Il colore ci colpisce positivamente per la sua vivacità e anche in questo caso le sfumature verdoline ne denotano la grande gioventù. Al naso l’impatto olfattivo è più raccolto con sentori fruttati che vanno dalla mela alla pesca passando per gli agrumi ma anche verso l’uva spina; lo speziato emerge con il pepe bianco, note di zenzero e vaniglia. Il passaggio in legno, non invasivo, regala piacevoli sensazioni al palato rendendo l’assaggio raffinato ed espressivo con un’integrità ne denota la qualità.
Nuits Saint George 2022 - 13%
Nuits-Saint-Georges, con i suoi terreni composti principalmente da calcare e marna, rappresenta un'identità di pinot noir ben definita in Borgogna. La sua fama è legata infatti a vini di grande personalità e struttura e il nostro assaggio non si smentisce. L’affinamento è di circa 18 mesi in botti, di cui un terzo nuove.
Dal colore carminio intenso, la direzione olfattiva ci porta verso sentori fruttati di more, ribes, amarene e ciliegie; emerge la viola per la componente floreale mentre la nota vegetale è legata alle erbe officinali e ai sentori balsamici. Al palato il nostro vino mostra la sua grande potenzialità con la giusta freschezza che invoglia ad un nuovo sorso; il tannino è ben levigato, non preponderante e riesce a conferire eleganza.

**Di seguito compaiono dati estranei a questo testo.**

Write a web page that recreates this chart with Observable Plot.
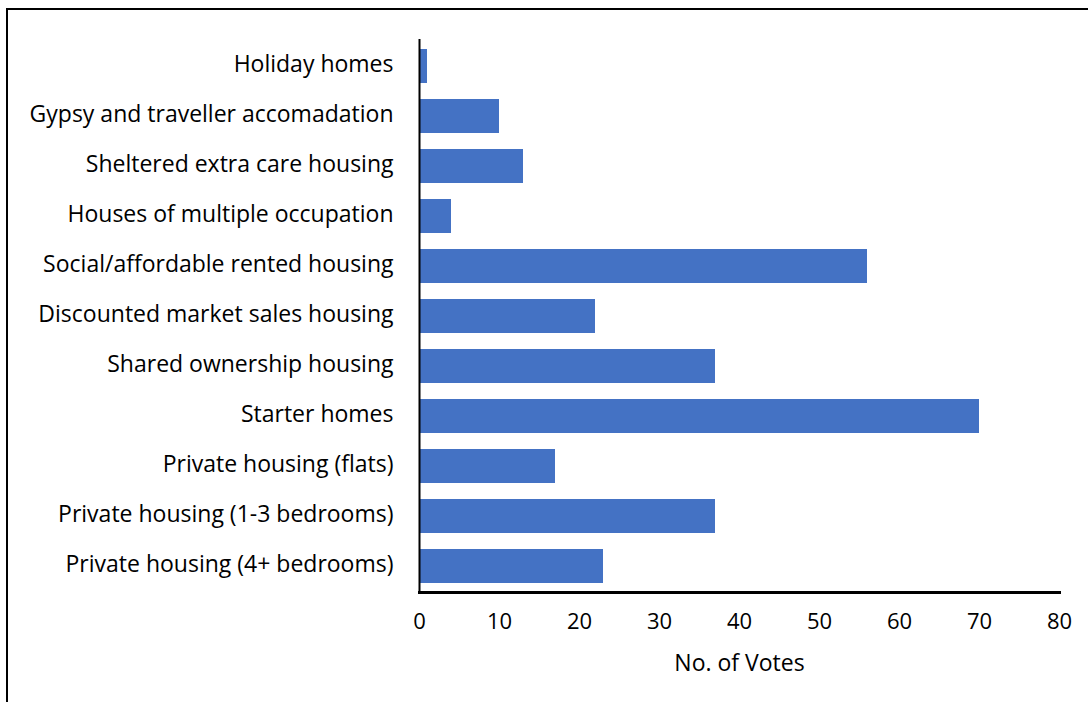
<!DOCTYPE html>
<html>
<head>
<meta charset="utf-8">
<script src="https://cdn.jsdelivr.net/npm/d3@7"></script>
<script src="https://cdn.jsdelivr.net/npm/@observablehq/plot@0.6"></script>
<style>
  html, body { margin: 0; padding: 0; background: #fff; overflow: hidden; }
  #wrap { position: relative; width: 1088px; height: 702px; }
  #border { position: absolute; left: 6px; top: 8px; width: 1200px; height: 800px;
            border-left: 2px solid #000; border-top: 2px solid #000; pointer-events: none; }
  #chart { position: absolute; left: 0; top: 0; }
</style>
</head>
<body>
<div id="wrap"><div id="chart"></div><div id="border"></div></div>
<script>
const categories = [
  "Holiday homes",
  "Gypsy and traveller accomadation",
  "Sheltered extra care housing",
  "Houses of multiple occupation",
  "Social/affordable rented housing",
  "Discounted market sales housing",
  "Shared ownership housing",
  "Starter homes",
  "Private housing (flats)",
  "Private housing (1-3 bedrooms)",
  "Private housing (4+ bedrooms)"
];
const votes = [1, 10, 13, 4, 56, 22, 37, 70, 17, 37, 23];
const xTicks = [0, 10, 20, 30, 40, 50, 60, 70, 80];
const xLabel = "No. of Votes";

const data = categories.map((c, i) => ({category: c, votes: votes[i]}));

const font = "'Open Sans', sans-serif";

const chart = Plot.plot({
  width: 1088,
  height: 702,
  marginTop: 39,
  marginBottom: 110,
  marginLeft: 419,
  marginRight: 29,
  style: {fontFamily: font, fontSize: "22px", color: "#000", background: "#fff"},
  x: {domain: [0, 80], ticks: xTicks, label: null},
  y: {domain: categories, paddingInner: 0.32, paddingOuter: 0.16, label: null},
  marks: [
    Plot.barX(data, {x: "votes", y: "category", fill: "#4472C4"}),
    Plot.ruleX([0], {stroke: "#000", strokeWidth: 2}),
    Plot.axisX({ticks: xTicks, tickSize: 0, tickPadding: 21, label: null, fontSize: 22, line: false}),
    Plot.frame({anchor: "bottom", stroke: "#000", strokeWidth: 3}),
    Plot.axisY({tickSize: 0, tickPadding: 26, label: null, fontSize: 23, dy: -2}),
    Plot.text([xLabel], {frameAnchor: "bottom", dy: 71, text: d => d, fontSize: 23, lineAnchor: "middle", fill: "#000"})
  ]
});
document.getElementById("chart").appendChild(chart);
</script>
</body>
</html>
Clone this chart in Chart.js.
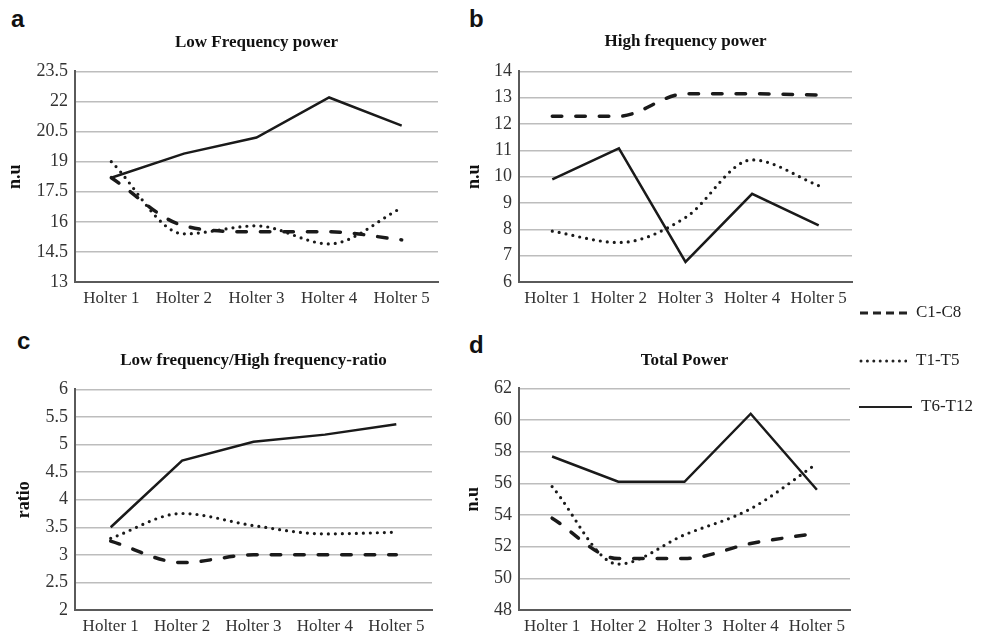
<!DOCTYPE html>
<html>
<head>
<meta charset="utf-8">
<script src="https://cdn.jsdelivr.net/npm/chart.js@4.4.1/dist/chart.umd.min.js"></script>
<style>
  body { margin: 0; background: #fff; width: 990px; height: 636px; overflow: hidden; position: relative; }
  .box { position: absolute; }
  .letter { position: absolute; font-family: "Liberation Sans", Arial, sans-serif; font-weight: bold; font-size: 24px; line-height: 1; color: #111; }
  .legend { position: absolute; left: 859px; font-family: "Liberation Serif", serif; font-size: 17px; color: #222; line-height: 20px; white-space: nowrap; }
  .legend svg { vertical-align: middle; margin-right: 9px; }
</style>
</head>
<body>
<div class="letter" style="left:11px;top:7px">a</div>
<div class="letter" style="left:469px;top:7px">b</div>
<div class="letter" style="left:17px;top:329px">c</div>
<div class="letter" style="left:469px;top:333px">d</div>

<div class="box" style="left:0;top:0;width:450px;height:310px"><canvas id="chartA"></canvas></div>
<div class="box" style="left:450px;top:0;width:410px;height:310px"><canvas id="chartB"></canvas></div>
<div class="box" style="left:0;top:320px;width:450px;height:316px"><canvas id="chartC"></canvas></div>
<div class="box" style="left:450px;top:320px;width:410px;height:316px"><canvas id="chartD"></canvas></div>

<div class="legend" style="top:302px"><svg width="48" height="6"><line x1="1" y1="3" x2="48" y2="3" stroke="#222" stroke-width="3" stroke-dasharray="8 5"/></svg>C1-C8</div>
<div class="legend" style="top:350px"><svg width="48" height="6"><line x1="2" y1="3" x2="48" y2="3" stroke="#222" stroke-width="3" stroke-linecap="round" stroke-dasharray="0 6.4"/></svg>T1-T5</div>
<div class="legend" style="top:396px"><svg width="53" height="6"><line x1="0" y1="3" x2="53" y2="3" stroke="#222" stroke-width="2"/></svg>T6-T12</div>

<script>
// categories
const holters = ['Holter 1', 'Holter 2', 'Holter 3', 'Holter 4', 'Holter 5'];
const seriesNames = ['C1-C8', 'T1-T5', 'T6-T12'];

// a - Low Frequency power (n.u)
const lfC1C8 = [18.2, 15.8, 15.5, 15.5, 15.1];
const lfT1T5 = [19.0, 15.4, 15.8, 14.9, 16.7];
const lfT6T12 = [18.2, 19.4, 20.2, 22.2, 20.8];

// b - High frequency power (n.u)
const hfC1C8 = [12.3, 12.3, 13.15, 13.15, 13.1];
const hfT1T5 = [7.93, 7.5, 8.45, 10.64, 9.66];
const hfT6T12 = [9.9, 11.08, 6.76, 9.35, 8.15];

// c - LF/HF ratio
const ratioC1C8 = [3.25, 2.86, 3.0, 3.0, 3.0];
const ratioT1T5 = [3.3, 3.75, 3.53, 3.38, 3.41];
const ratioT6T12 = [3.5, 4.71, 5.05, 5.18, 5.37];

// d - Total Power (n.u)
const tpC1C8 = [53.8, 51.25, 51.25, 52.2, 52.85];
const tpT1T5 = [55.8, 50.9, 52.75, 54.4, 57.25];
const tpT6T12 = [57.7, 56.1, 56.1, 60.4, 55.6];

Chart.defaults.font.family = '"Liberation Serif", "Times New Roman", serif';
Chart.defaults.color = '#333';

function lineSets(c1, t1, t6) {
    return [
        {
            label: seriesNames[0], data: c1, borderColor: '#1a1a1a', borderWidth: 3.5,
            borderDash: [9.5, 14], borderCapStyle: 'round', cubicInterpolationMode: 'monotone', pointRadius: 0
        },
        {
            label: seriesNames[1], data: t1, borderColor: '#1a1a1a', borderWidth: 3.2,
            borderDash: [0, 7], borderCapStyle: 'round', cubicInterpolationMode: 'monotone', pointRadius: 0
        },
        {
            label: seriesNames[2], data: t6, borderColor: '#1a1a1a', borderWidth: 2.5,
            tension: 0, pointRadius: 0
        }
    ];
}

function makePanel(id, title, yTitle, yMin, yMax, step, sets, opts) {
    new Chart(document.getElementById(id), {
        type: 'line',
        data: { labels: holters, datasets: sets },
        options: {
            responsive: true,
            maintainAspectRatio: false,
            animation: false,
            layout: { padding: { left: 0, right: opts.padRight, top: 0, bottom: 0 } },
            plugins: {
                legend: { display: false },
                tooltip: { enabled: false },
                title: {
                    display: true,
                    text: title,
                    fullSize: false,
                    color: '#111',
                    font: { size: 17, weight: 'bold' },
                    padding: { top: opts.titleTop, bottom: opts.titleBottom }
                }
            },
            scales: {
                x: {
                    offset: true,
                    grid: { display: false, drawTicks: false },
                    border: { color: '#5a5a5a', width: 2 },
                    ticks: { padding: 6, font: { size: 17 }, color: '#333' },
                    afterFit: function(scale) { scale.height = opts.xHeight; }
                },
                y: {
                    min: yMin,
                    max: yMax,
                    grid: { color: '#bdbdbd', lineWidth: 1.5, drawTicks: false },
                    border: { color: '#5a5a5a', width: 2 },
                    ticks: {
                        stepSize: step, padding: 7, font: { size: 18 }, color: '#333',
                        callback: function(v) { return String(+v.toFixed(2)); }
                    },
                    title: {
                        display: true, text: yTitle, color: '#111',
                        font: { size: 18, weight: 'bold' },
                        padding: { top: opts.yTitlePad, bottom: 0 }
                    },
                    afterFit: function(scale) { scale.width = opts.yWidth; }
                }
            }
        }
    });
}

makePanel('chartA', 'Low Frequency power', 'n.u', 13, 23.5, 1.5,
    lineSets(lfC1C8, lfT1T5, lfT6T12),
    { padRight: 12, titleTop: 32, titleBottom: 19, xHeight: 28, yWidth: 75, yTitlePad: 5 });

makePanel('chartB', 'High frequency power', 'n.u', 6, 14, 1,
    lineSets(hfC1C8, hfT1T5, hfT6T12),
    { padRight: 8, titleTop: 31, titleBottom: 20, xHeight: 28, yWidth: 69, yTitlePad: 14 });

makePanel('chartC', 'Low frequency/High frequency-ratio', 'ratio', 2, 6, 0.5,
    lineSets(ratioC1C8, ratioT1T5, ratioT6T12),
    { padRight: 18, titleTop: 30, titleBottom: 19, xHeight: 26, yWidth: 75, yTitlePad: 14 });

makePanel('chartD', 'Total Power', 'n.u', 48, 62, 2,
    lineSets(tpC1C8, tpT1T5, tpT6T12),
    { padRight: 10, titleTop: 30, titleBottom: 18, xHeight: 26, yWidth: 69, yTitlePad: 13 });
</script>
</body>
</html>
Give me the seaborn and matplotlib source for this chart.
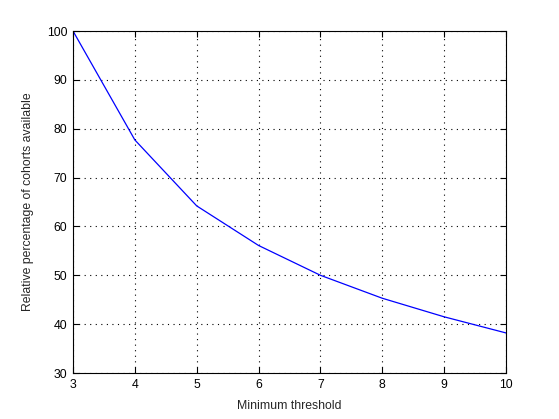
import matplotlib
matplotlib.use("Agg")
import matplotlib.pyplot as plt
import seaborn as sns
import pandas as pd

thresholds = [3, 4, 5, 6, 7, 8, 9, 10]
relative_pct = [100, 77.7, 64.2, 56.1, 50.0, 45.3, 41.5, 38.2]
x_ticks = [3, 4, 5, 6, 7, 8, 9, 10]
y_ticks = [30, 40, 50, 60, 70, 80, 90, 100]

sns.set_style("white")
plt.rcParams['font.family'] = ['Liberation Sans', 'DejaVu Sans']

df = pd.DataFrame({"threshold": thresholds, "pct": relative_pct})

fig = plt.figure(figsize=(5.59, 4.19), dpi=100)
ax = fig.add_axes([73/559, 46/419, 433/559, 342/419])
sns.lineplot(data=df, x="threshold", y="pct", color="#0000ff", linewidth=0.9, ax=ax)

ax.set_xlim(3, 10)
ax.set_ylim(30, 100)
ax.set_xticks(x_ticks)
ax.set_yticks(y_ticks)
ax.grid(True, color="black", linestyle=(0, (1, 4)), linewidth=0.8)
for s in ax.spines.values():
    s.set_color("black")
    s.set_linewidth(0.8)
ax.tick_params(direction="in", length=4, width=0.8, labelsize=8.8, colors="black",
               top=True, right=True, bottom=True, left=True, pad=4)
ax.set_xlabel("Minimum threshold", fontsize=8.8, labelpad=7)
ax.set_ylabel("Relative percentage of cohorts available", fontsize=8.8, labelpad=9)
fig.savefig("out.png", dpi=100, facecolor="white")
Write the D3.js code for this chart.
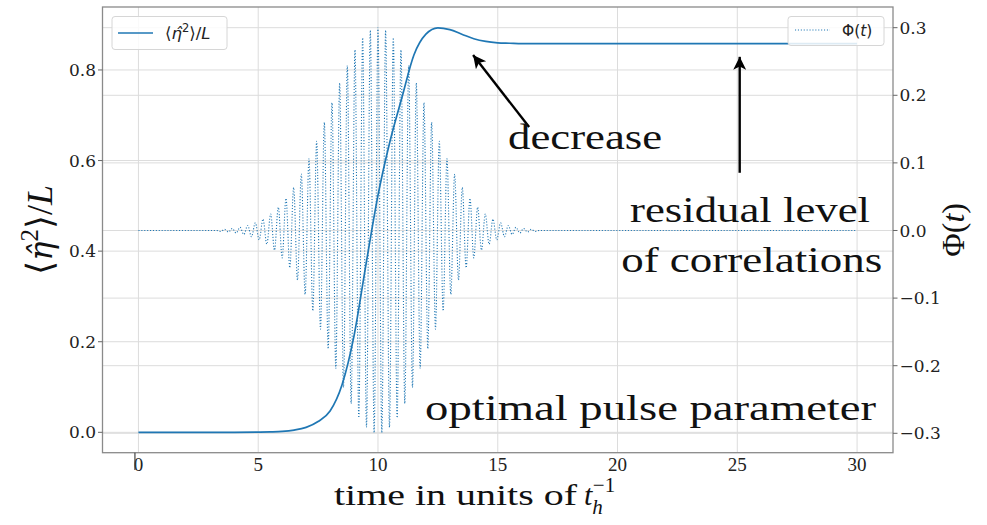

Volnay Santenots 2022 – 13.5%
Se il territorio precedente è famoso per la sua potenza, Volnay è identificabile per la sua eleganza e “sensualità”. Santenots è un climat Premier Cru situato nella zona meridionale di Volnay, al confine con Meursault, formato da terreni calcarei con terra rossa. L’affinamento del nostro pinot nero è uguale all’assaggio precedente con 18 mesi in botti di rovere per poi essere imbottigliato.
Dal colore rubino dotato di una buona fittezza, al naso i suoi profumi sono più raccolti rispetto al vino precedente: dalla frutta più scura si passa a quella più dolce con note di more e lamponi. Al palato si evince più la struttura rispetto all’eleganza per via della sua giovane età; maggiormente persistente, il tannino è presente ma non spigoloso, ha una buona freschezza ed avvertiamo maggiormente la componente alcolica rispetto agli altri.
Vosne –Romanée Les Suchot 2022 – 13.5%
La denominazione Vosne-Romanée copre una superficie di 105 ettari, con 14 Premiers Crus e 7 Grands Crus. Fra i Premier Cru, Les Suchots combina la ricchezza di Richebourg con la delicatezza di Romanée Saint-Vivant, beneficiando di condizioni geologiche ideali. Le uve utilizzate per questo Premier Cru vengono affinate 20 mesi in botti di rovere.
Il colore vira più sul carminio che sul rubino con una bella concentrazione cromatica. AL naso è molto elegante con sentori di sottobosco e note floreali decisamente piacevoli che vanno dalla rosa alla peonia; percepibile anche un dolce sentore di cioccolato. In bocca pochi commenti ma una sola grande certezza: si tratta di un vino dotato di eleganza, equilibrio e persistenza.